▶ _Task goal_
Set down the material below word for word, excluding the pictures.

▶ _Source data_

=-=-=

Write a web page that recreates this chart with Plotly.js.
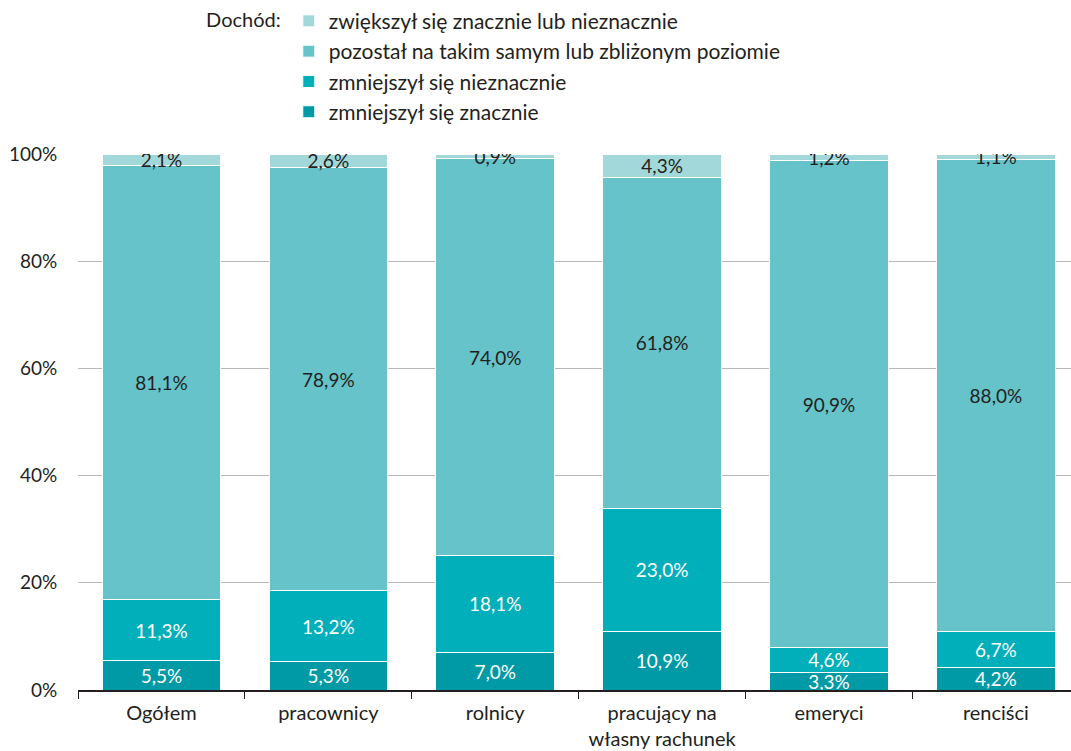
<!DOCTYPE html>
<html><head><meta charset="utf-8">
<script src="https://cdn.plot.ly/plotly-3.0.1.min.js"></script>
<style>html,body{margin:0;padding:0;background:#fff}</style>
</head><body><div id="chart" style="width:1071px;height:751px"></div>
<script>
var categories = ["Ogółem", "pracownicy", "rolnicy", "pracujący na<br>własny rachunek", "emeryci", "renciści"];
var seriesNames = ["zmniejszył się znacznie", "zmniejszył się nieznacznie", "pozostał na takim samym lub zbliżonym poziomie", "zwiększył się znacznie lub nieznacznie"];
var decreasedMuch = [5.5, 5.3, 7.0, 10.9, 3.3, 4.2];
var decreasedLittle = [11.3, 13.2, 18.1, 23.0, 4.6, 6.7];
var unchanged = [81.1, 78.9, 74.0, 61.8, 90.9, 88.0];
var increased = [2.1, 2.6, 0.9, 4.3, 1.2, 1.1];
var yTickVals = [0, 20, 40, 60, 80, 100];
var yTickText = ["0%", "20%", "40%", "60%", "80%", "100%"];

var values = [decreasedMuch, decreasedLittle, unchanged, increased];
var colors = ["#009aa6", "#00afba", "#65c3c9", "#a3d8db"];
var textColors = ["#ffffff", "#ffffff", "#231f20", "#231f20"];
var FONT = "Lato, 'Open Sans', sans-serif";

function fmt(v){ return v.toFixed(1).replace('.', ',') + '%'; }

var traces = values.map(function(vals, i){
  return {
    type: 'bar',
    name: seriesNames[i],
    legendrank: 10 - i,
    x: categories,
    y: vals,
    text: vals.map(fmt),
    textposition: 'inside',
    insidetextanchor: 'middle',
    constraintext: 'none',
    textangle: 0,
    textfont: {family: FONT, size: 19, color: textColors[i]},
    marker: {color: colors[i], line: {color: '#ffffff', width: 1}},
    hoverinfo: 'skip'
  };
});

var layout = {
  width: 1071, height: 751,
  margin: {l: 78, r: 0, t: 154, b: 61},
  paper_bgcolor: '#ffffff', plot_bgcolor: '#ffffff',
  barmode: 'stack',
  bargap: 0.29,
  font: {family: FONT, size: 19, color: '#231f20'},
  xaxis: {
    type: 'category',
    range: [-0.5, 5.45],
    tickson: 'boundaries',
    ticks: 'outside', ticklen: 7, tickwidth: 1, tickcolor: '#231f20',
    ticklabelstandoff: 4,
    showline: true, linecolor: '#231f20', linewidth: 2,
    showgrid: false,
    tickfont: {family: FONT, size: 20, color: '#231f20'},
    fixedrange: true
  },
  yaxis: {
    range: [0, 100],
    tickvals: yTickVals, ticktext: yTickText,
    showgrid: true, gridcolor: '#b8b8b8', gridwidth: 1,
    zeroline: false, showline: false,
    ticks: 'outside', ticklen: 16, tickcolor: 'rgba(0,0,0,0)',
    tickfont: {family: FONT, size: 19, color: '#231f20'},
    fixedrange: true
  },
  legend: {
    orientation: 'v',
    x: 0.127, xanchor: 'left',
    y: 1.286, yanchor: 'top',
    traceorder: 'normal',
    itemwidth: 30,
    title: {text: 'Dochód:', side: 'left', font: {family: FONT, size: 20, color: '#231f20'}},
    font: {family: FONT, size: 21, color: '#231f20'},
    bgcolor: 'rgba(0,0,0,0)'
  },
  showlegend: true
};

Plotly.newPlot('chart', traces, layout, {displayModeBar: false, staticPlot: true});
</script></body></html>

=-=-=

▶ _Solution for this task_
Write a web page that recreates this chart with Plotly.js.
<!DOCTYPE html>
<html><head><meta charset="utf-8">
<script src="https://cdn.plot.ly/plotly-3.0.1.min.js"></script>
<style>html,body{margin:0;padding:0;background:#fff}</style>
</head><body><div id="chart" style="width:1071px;height:751px"></div>
<script>
var categories = ["Ogółem", "pracownicy", "rolnicy", "pracujący na<br>własny rachunek", "emeryci", "renciści"];
var seriesNames = ["zmniejszył się znacznie", "zmniejszył się nieznacznie", "pozostał na takim samym lub zbliżonym poziomie", "zwiększył się znacznie lub nieznacznie"];
var decreasedMuch = [5.5, 5.3, 7.0, 10.9, 3.3, 4.2];
var decreasedLittle = [11.3, 13.2, 18.1, 23.0, 4.6, 6.7];
var unchanged = [81.1, 78.9, 74.0, 61.8, 90.9, 88.0];
var increased = [2.1, 2.6, 0.9, 4.3, 1.2, 1.1];
var yTickVals = [0, 20, 40, 60, 80, 100];
var yTickText = ["0%", "20%", "40%", "60%", "80%", "100%"];

var values = [decreasedMuch, decreasedLittle, unchanged, increased];
var colors = ["#009aa6", "#00afba", "#65c3c9", "#a3d8db"];
var textColors = ["#ffffff", "#ffffff", "#231f20", "#231f20"];
var FONT = "Lato, 'Open Sans', sans-serif";

function fmt(v){ return v.toFixed(1).replace('.', ',') + '%'; }

var traces = values.map(function(vals, i){
  return {
    type: 'bar',
    name: seriesNames[i],
    legendrank: 10 - i,
    x: categories,
    y: vals,
    text: vals.map(fmt),
    textposition: 'inside',
    insidetextanchor: 'middle',
    constraintext: 'none',
    textangle: 0,
    textfont: {family: FONT, size: 19, color: textColors[i]},
    marker: {color: colors[i], line: {color: '#ffffff', width: 1}},
    hoverinfo: 'skip'
  };
});

var layout = {
  width: 1071, height: 751,
  margin: {l: 78, r: 0, t: 154, b: 61},
  paper_bgcolor: '#ffffff', plot_bgcolor: '#ffffff',
  barmode: 'stack',
  bargap: 0.29,
  font: {family: FONT, size: 19, color: '#231f20'},
  xaxis: {
    type: 'category',
    range: [-0.5, 5.45],
    tickson: 'boundaries',
    ticks: 'outside', ticklen: 7, tickwidth: 1, tickcolor: '#231f20',
    ticklabelstandoff: 4,
    showline: true, linecolor: '#231f20', linewidth: 2,
    showgrid: false,
    tickfont: {family: FONT, size: 20, color: '#231f20'},
    fixedrange: true
  },
  yaxis: {
    range: [0, 100],
    tickvals: yTickVals, ticktext: yTickText,
    showgrid: true, gridcolor: '#b8b8b8', gridwidth: 1,
    zeroline: false, showline: false,
    ticks: 'outside', ticklen: 16, tickcolor: 'rgba(0,0,0,0)',
    tickfont: {family: FONT, size: 19, color: '#231f20'},
    fixedrange: true
  },
  legend: {
    orientation: 'v',
    x: 0.127, xanchor: 'left',
    y: 1.286, yanchor: 'top',
    traceorder: 'normal',
    itemwidth: 30,
    title: {text: 'Dochód:', side: 'left', font: {family: FONT, size: 20, color: '#231f20'}},
    font: {family: FONT, size: 21, color: '#231f20'},
    bgcolor: 'rgba(0,0,0,0)'
  },
  showlegend: true
};

Plotly.newPlot('chart', traces, layout, {displayModeBar: false, staticPlot: true});
</script></body></html>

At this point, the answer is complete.